The anarcho-communism of the Platformists is eerily similar to the authoritarian communism of various Leninist gangs. From a cursory examination of their published rhetoric, it is difficult not to conclude that they have taken the “successful” aspects of a Leninist program, a Leninist vision, and Lenino-Maoist organizing, and more or less removed or modified the vocabulary of the more obviously statist parts. The promoters of this hybridized anarchism — should it be called anarcho-Leninism? — draw on the Platform the same way that the writers of the Platform drew on Leninism. In doing this, the Platformists are in turn trying to reclaim a moment in anarchist history that had been largely (and well-deservedly) forgotten as an embarrassment. By fabricating a “Platformist tradition,” they hope to give themselves an impeccable anarchist pedigree, allowing the discussion of “anarchist dual power” to occur without needing to justify such a contradictory concept. Unfortunately for them, however, there was never such a “Platformist tradition.”

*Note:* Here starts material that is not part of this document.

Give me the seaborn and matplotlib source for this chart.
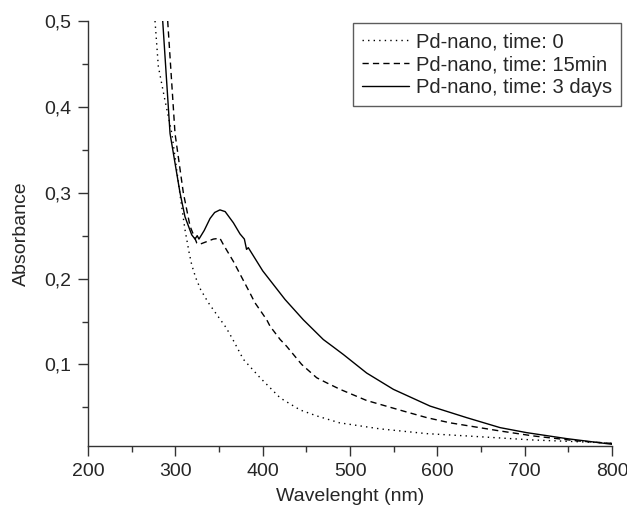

The creation of “anarchist dual power” by the descendants and disciples of Love & Rage goes against the ideas of a more recognizable anarchism (that is, one not directly influenced by Leninist ideas). The fans of this “anarchist dual power” have adopted a, shall we say, unique perspective on the issue of dual power. Historically the term dual power has been used as a way of understanding the class-based tensions that lead either to periods of reaction or political (i.e. statist) revolution. It is clearly meant to describe a condition of loyalty split between an existing state and a state-in-formation. As the L&R Member Handbook correctly states (as quoted above): “Dual power is a state of affairs in which people have created institutions that fulfill all the useful functions formerly provided by the state.” How this “state of affairs” can be anti-statist is never explained — for the unspectacularly simple reason that it cannot be explained within an anti-statist conceptual model. The entire dual power discourse is concerned with government, with how to create and maintain a set of institutions that can pull the allegiance of the governed away from the existing state. Unless the partisans of dual power have worked out a radically different understanding of what power is, where its legitimacy comes from, how it is maintained, and — more importantly — how anarchists can possibly exercise it within a framework that is historically statist, the discussion of “anarchist dual power” is a mockery of the anarchist principle of being against government.